Hello everyone and Happy New Year!
I have a decrease in performance in my cross-correlation function when I use array views. I am comparing functions without views, with views and one with the classical imfilter from ImageFiltering.jl:
using ImageFiltering, Statistics, BenchmarkTools
# basically, slide the template over the padded image and calculate the correlation between template and a slice of the image under it.
function crossCorrelation_raw!(out::Array{T}, image::Array{T,},
template::Array{T, N}, outsize::Tuple{Int64, Int64}) where {T,}
size_template = size(template)
@inbounds for i2=1:outsize[2], i1=1:outsize[1]
# this is the slice of the image under the template for the current iteration
subImage = image[i1:i1+size_template[1]-1, i2:i2+size_template-1]

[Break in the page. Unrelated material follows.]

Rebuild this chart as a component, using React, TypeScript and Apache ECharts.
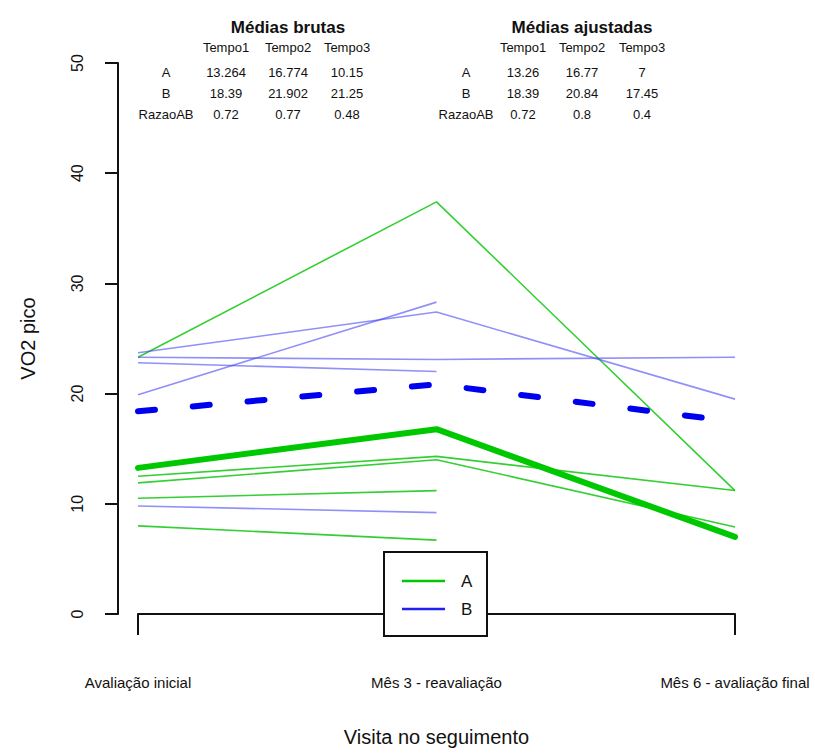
import React, { useEffect, useRef } from "react";
import * as echarts from "echarts";

// ---- data ----
const visits = ["Avaliação inicial", "Mês 3 - reavaliação", "Mês 6 - avaliação final"];
const yTicksMin = 0;
const yTicksMax = 50;
const yTicksStep = 10;

// individual subjects, group A (green)
const subjA1 = [23.3, 37.4, 11.2];
const subjA2 = [12.5, 14.3, 11.2];
const subjA3 = [11.9, 14.0, 7.9];
const subjA4 = [10.5, 11.2, null];
const subjA5 = [8.0, 6.7, null];
// individual subjects, group B (blue)
const subjB1 = [23.7, 27.4, 19.5];
const subjB2 = [19.9, 28.3, null];
const subjB3 = [23.3, 23.1, 23.3];
const subjB4 = [22.8, 22.0, null];
const subjB5 = [9.8, 9.2, null];

// adjusted means
const meanA = [13.26, 16.77, 7];
const meanB = [18.39, 20.84, 17.45];

// tables
const tempoHeaders = ["Tempo1", "Tempo2", "Tempo3"];
const rowLabels = ["A", "B", "RazaoAB"];
const rawA = ["13.264", "16.774", "10.15"];
const rawB = ["18.39", "21.902", "21.25"];
const rawRatio = ["0.72", "0.77", "0.48"];
const adjA = ["13.26", "16.77", "7"];
const adjB = ["18.39", "20.84", "17.45"];
const adjRatio = ["0.72", "0.8", "0.4"];

const FONT = "'Liberation Sans', Arial, Helvetica, sans-serif";

function txt(text: string, x: number, y: number, size: number, bold = false, align = "center") {
  return {
    type: "text",
    x,
    y,
    silent: true,
    style: {
      text,
      font: `${bold ? "bold " : ""}${size}px ${FONT}`,
      fill: "#111",
      align,
      verticalAlign: "middle",
      textAlign: align,
      textVerticalAlign: "middle",
    },
  };
}

function table(title: string, cx: number, labelX: number, colX: number[], rows: string[][]) {
  const els: any[] = [];
  els.push(txt(title, cx, 27, 17, true));
  tempoHeaders.forEach((h, i) => els.push(txt(h, colX[i], 47, 13)));
  const rowY = [72, 93, 114];
  rows.forEach((r, ri) => {
    els.push(txt(rowLabels[ri], labelX, rowY[ri], 13));
    r.forEach((v, ci) => els.push(txt(v, colX[ci], rowY[ri], 13)));
  });
  return els;
}

export default function App() {
  const ref = useRef<HTMLDivElement>(null);
  useEffect(() => {
    if (!ref.current) return;
    const chart = echarts.init(ref.current, null, { renderer: "svg" });
    const thinA = { color: "rgba(0,195,0,0.8)", width: 1.6 };
    const thinB = { color: "rgba(70,70,245,0.6)", width: 1.6 };
    const mk = (data: any[], ls: any, z = 2) => ({
      type: "line",
      data,
      symbol: "none",
      connectNulls: false,
      lineStyle: ls,
      z,
      silent: true,
    });
    const series = [
      mk(subjA1, thinA),
      mk(subjA2, thinA),
      mk(subjA3, thinA),
      mk(subjA4, thinA),
      mk(subjA5, thinA),
      mk(subjB1, thinB),
      mk(subjB2, thinB),
      mk(subjB3, thinB),
      mk(subjB4, thinB),
      mk(subjB5, thinB),
      mk(meanA, { color: "#00c800", width: 6, cap: "round", join: "round" }, 3),
      mk(meanB, { color: "#0000f0", width: 6, type: [17, 38], cap: "round", join: "round" }, 3),
    ];

    const graphics: any[] = [
      ...table("Médias brutas", 288, 166, [226, 288, 347], [rawA, rawB, rawRatio]),
      ...table("Médias ajustadas", 582, 466, [523, 582, 642], [adjA, adjB, adjRatio]),
      {
        type: "rect",
        shape: { x: 384, y: 552, width: 103, height: 84 },
        style: { fill: "#fff", stroke: "#111", lineWidth: 2 },
        z: 10,
      },
      {
        type: "line",
        shape: { x1: 402, y1: 581, x2: 445, y2: 581 },
        style: { stroke: "#00c800", lineWidth: 2.5 },
        z: 11,
      },
      {
        type: "line",
        shape: { x1: 402, y1: 609, x2: 445, y2: 609 },
        style: { stroke: "#2020f0", lineWidth: 2.5 },
        z: 11,
      },
      { ...txt("A", 461, 581, 17, false, "left"), z: 11 },
      { ...txt("B", 461, 609, 17, false, "left"), z: 11 },
    ];

    chart.setOption({
      animation: false,
      backgroundColor: "#fff",
      textStyle: { fontFamily: FONT },
      grid: { left: 138, right: 80, top: 63, bottom: 140, containLabel: false },
      xAxis: {
        type: "category",
        data: visits,
        boundaryGap: false,
        offset: 21,
        axisLine: { show: true, lineStyle: { color: "#111", width: 2 } },
        axisTick: { show: true, length: 21, alignWithLabel: true, lineStyle: { color: "#111", width: 2 } },
        axisLabel: { color: "#111", fontSize: 15, margin: 40, fontFamily: FONT, interval: 0 },
        splitLine: { show: false },
        name: "Visita no seguimento",
        nameLocation: "middle",
        nameGap: 92,
        nameTextStyle: { color: "#111", fontSize: 20, fontFamily: FONT },
      },
      yAxis: {
        type: "value",
        min: yTicksMin,
        max: yTicksMax,
        interval: yTicksStep,
        offset: 20,
        axisLine: { show: true, lineStyle: { color: "#111", width: 2 } },
        axisTick: { show: true, length: 13, lineStyle: { color: "#111", width: 2 } },
        axisLabel: { color: "#111", fontSize: 16, rotate: 90, margin: 33, fontFamily: FONT },
        splitLine: { show: false },
        name: "VO2 pico",
        nameLocation: "middle",
        nameRotate: 90,
        nameGap: 80,
        nameTextStyle: { color: "#111", fontSize: 20, fontFamily: FONT },
      },
      series,
      graphic: graphics,
    });
    return () => chart.dispose();
  }, []);
  return (
    <div
      ref={ref}
      style={{ position: "absolute", left: 0, top: 0, width: 815, height: 754, background: "#fff" }}
    />
  );
}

# caulculate the product for each position and sum them all up, then write to out
s = dot_simd(template, subImage)
@inbounds out[i1, i2] += s
end
return out
end
# the same thing as above, only that subImage is now a view, template is also view passed as an argument in the wrapper function func_view
function crossCorrelation_raw_view!(out::Array{T}, image::Array{T},
template::AbstractArray{T}, outsize::Tuple{Int64, Int64}) where {T}
template_size = size(template)
@inbounds for i2=1:outsize[2], i1=1:outsize[1]
subImage = view(image, i1:i1+template_size[1]-1, i2:i2+template_size[2]-1)

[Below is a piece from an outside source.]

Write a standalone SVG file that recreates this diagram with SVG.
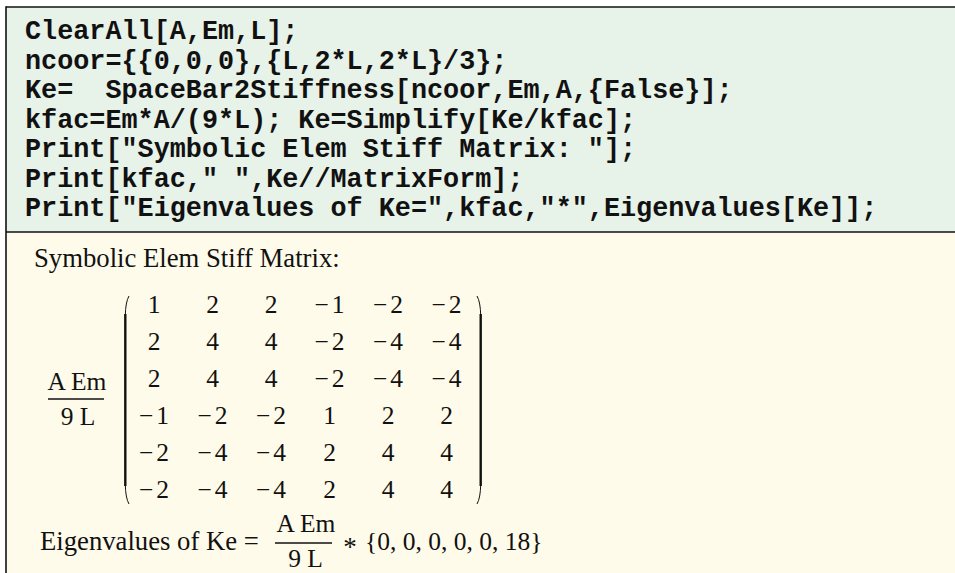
<svg xmlns="http://www.w3.org/2000/svg" width="955" height="573" viewBox="0 0 955 573">
<style>
.code{font-family:"Liberation Mono","DejaVu Sans Mono",monospace;font-weight:bold;font-size:26.8px;fill:#111}
.txt{font-family:"Liberation Serif","DejaVu Serif",serif;font-size:26.7px;fill:#111}
.m{font-family:"Liberation Serif","DejaVu Serif",serif;font-size:25.5px;fill:#111;text-anchor:middle}
.rule{stroke:#111;stroke-width:1.6;fill:none}
.fl{stroke:#111;stroke-width:1.3}
.pe{stroke:#111;stroke-width:1;fill:none}
.pm{stroke:#111;stroke-width:2.4}
</style>
<rect x="0" y="0" width="955" height="573" fill="#ffffff"/>
<g id="code-cell">
<rect x="6" y="7" width="949" height="225" fill="#e7f2e9"/>
<text class="code" xml:space="preserve" x="25" y="39">ClearAll[A,Em,L];</text>
<text class="code" xml:space="preserve" x="25" y="68.5">ncoor={{0,0,0},{L,2*L,2*L}/3};</text>
<text class="code" xml:space="preserve" x="25" y="98">Ke=  SpaceBar2Stiffness[ncoor,Em,A,{False}];</text>
<text class="code" xml:space="preserve" x="25" y="127.5">kfac=Em*A/(9*L); Ke=Simplify[Ke/kfac];</text>
<text class="code" xml:space="preserve" x="25" y="157">Print["Symbolic Elem Stiff Matrix: "];</text>
<text class="code" xml:space="preserve" x="25" y="186.5">Print[kfac," ",Ke//MatrixForm];</text>
<text class="code" xml:space="preserve" x="25" y="216">Print["Eigenvalues of Ke=",kfac,"*",Eigenvalues[Ke]];</text>
</g>
<g id="output-cell">
<rect x="6" y="232" width="949" height="341" fill="#fffbea"/>
<text class="txt" x="34" y="267">Symbolic Elem Stiff Matrix:</text>
<g id="kfac-fraction">
<text class="m" x="77" y="390">A Em</text>
<line class="fl" x1="48" y1="399" x2="104" y2="399"/>
<text class="m" x="78" y="425">9 L</text>
</g>
<g id="matrix">
<path class="pe" d="M129,296 Q125.5,302 125.3,316"/>
<line class="pm" x1="125.3" y1="314" x2="125.3" y2="486"/>
<path class="pe" d="M125.3,484 Q125.5,498 129,504"/>
<path class="pe" d="M477,296 Q480.5,302 480.7,316"/>
<line class="pm" x1="480.7" y1="314" x2="480.7" y2="486"/>
<path class="pe" d="M480.7,484 Q480.5,498 477,504"/>
<g id="row1">
<text class="m" x="154" y="313">1</text>
<text class="m" x="212.5" y="313">2</text>
<text class="m" x="271" y="313">2</text>
<text class="m" x="329.5" y="313">−<tspan dx="3">1</tspan></text>
<text class="m" x="388" y="313">−<tspan dx="3">2</tspan></text>
<text class="m" x="446.5" y="313">−<tspan dx="3">2</tspan></text>
</g>
<g id="row2">
<text class="m" x="154" y="350">2</text>
<text class="m" x="212.5" y="350">4</text>
<text class="m" x="271" y="350">4</text>
<text class="m" x="329.5" y="350">−<tspan dx="3">2</tspan></text>
<text class="m" x="388" y="350">−<tspan dx="3">4</tspan></text>
<text class="m" x="446.5" y="350">−<tspan dx="3">4</tspan></text>
</g>
<g id="row3">
<text class="m" x="154" y="387">2</text>
<text class="m" x="212.5" y="387">4</text>
<text class="m" x="271" y="387">4</text>
<text class="m" x="329.5" y="387">−<tspan dx="3">2</tspan></text>
<text class="m" x="388" y="387">−<tspan dx="3">4</tspan></text>
<text class="m" x="446.5" y="387">−<tspan dx="3">4</tspan></text>
</g>
<g id="row4">
<text class="m" x="154" y="424">−<tspan dx="3">1</tspan></text>
<text class="m" x="212.5" y="424">−<tspan dx="3">2</tspan></text>
<text class="m" x="271" y="424">−<tspan dx="3">2</tspan></text>
<text class="m" x="329.5" y="424">1</text>
<text class="m" x="388" y="424">2</text>
<text class="m" x="446.5" y="424">2</text>
</g>
<g id="row5">
<text class="m" x="154" y="461">−<tspan dx="3">2</tspan></text>
<text class="m" x="212.5" y="461">−<tspan dx="3">4</tspan></text>
<text class="m" x="271" y="461">−<tspan dx="3">4</tspan></text>
<text class="m" x="329.5" y="461">2</text>
<text class="m" x="388" y="461">4</text>
<text class="m" x="446.5" y="461">4</text>
</g>
<g id="row6">
<text class="m" x="154" y="498">−<tspan dx="3">2</tspan></text>
<text class="m" x="212.5" y="498">−<tspan dx="3">4</tspan></text>
<text class="m" x="271" y="498">−<tspan dx="3">4</tspan></text>
<text class="m" x="329.5" y="498">2</text>
<text class="m" x="388" y="498">4</text>
<text class="m" x="446.5" y="498">4</text>
</g>
</g>
<g id="eigen-line">
<text class="txt" x="40" y="550">Eigenvalues of Ke =</text>
<text class="m" x="306" y="532">A Em</text>
<line class="fl" x1="275" y1="543" x2="332" y2="543"/>
<text class="m" x="305.5" y="567">9 L</text>
<text class="m" x="350" y="556" style="font-size:27px">*</text>
<text class="m" x="365" y="550" style="text-anchor:start">{0, 0, 0, 0, 0, 18}</text>
</g>
</g>
<g id="frame">
<line class="rule" x1="6" y1="7" x2="955" y2="7"/>
<line class="rule" x1="6" y1="6.2" x2="6" y2="573"/>
<line class="rule" x1="6" y1="232" x2="955" y2="232"/>
</g>
</svg>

@inbounds out[i1, i2] += dot_simd(template, subImage)
end
return out
end
@inline function dot_simd(x::AbstractArray{T}, y::AbstractArray{T}) where {T}
s = 0.0::T
@simd for i in eachindex(x)
@inbounds s += x[i] * y[i]
end
s
end
# just a wrapper function for the non-views version. Takes the images, prepares image by padding and allocates the output
function func(image::Array{T}, template::Array{T}) where {T}
size_template = size(template)
image_pad = padarray(image, Fill(0.0::T, (size_template[1]-1, size_template[2]-1)))
image_pad = Array{T, 2}(image_pad[Base.axes(image_pad)[1], Base.axes(image_pad)[2]]);
outsize = size(image) .+ size_template.-1
out = zeros(T, outsize)
crossCorrelation_raw!(out, image_pad, template, outsize);
end
# just a wrapper function for the views version. Takes the input images, prepares image by padding and allocates the output
function func_view(image::Array{T, N}, template::Array{T, N}) where {T, N}
size_template = size(template)
template_view = view(template, :, :)
image_pad = padarray(image, Fill(0.0::T, (size_template[1]-1, size_template[2]-1)))
image_pad = Array{T, 2}(image_pad[Base.axes(image_pad)[1], Base.axes(image_pad)[2]]);
outsize = size(image) .+ size_template.-1
out = zeros(T, outsize)
crossCorrelation_raw_view!(out, image_pad, template_view, outsize);
end
# the imfilter version from ImageFiltering.jl
function correlate_image(img::Array{T, N}, template::Array{T, N}) where {T, N}
img = padarray(img, Fill(0, (Int64(round((size(template)[1]-1)/2)), Int64(round((size(template)[2]-1)/2)))))
z = imfilter(T, img, centered(template), Algorithm.FIR())
end
Benchmark:
#creating two images to correlate and a
n = 100
im1 = rand(1.0:2.0, n, n)
im2 = copy(im1);
@btime func(im1, im2)
@btime func_view(im1, im2)
@btime correlate_image(im1, im2)
w/o views: 702.911 ms (79212 allocations: 2.96 GiB)
w/ views: 1.882 s (12 allocations: 2.34 MiB)
imfilter: 616.570 ms (46 allocations: 1.85 MiB)
Although there are only 12 allocs for the views version, it takes almost 3 times longer to run. Why is that? w/o views allocates almost 3 GiB of data and is still so much faster than the views function…
Some notes:
- adding @inline to dot_simd enormously decreased the allocations. Which is good I guess? Only after doing this and reading more about @inline, I got that @simd goes with @inline.
- I benchmarked dot_simd with both arrays and views and the performance was the same. So dot_simd should not be the problem here.
- If someone would be kind to check whether my type declarations are “the Julia way” and if they are properly set. Maybe some of them are unnecessary?
Thanks!
Edit: forgot to include the definition of correlate_image().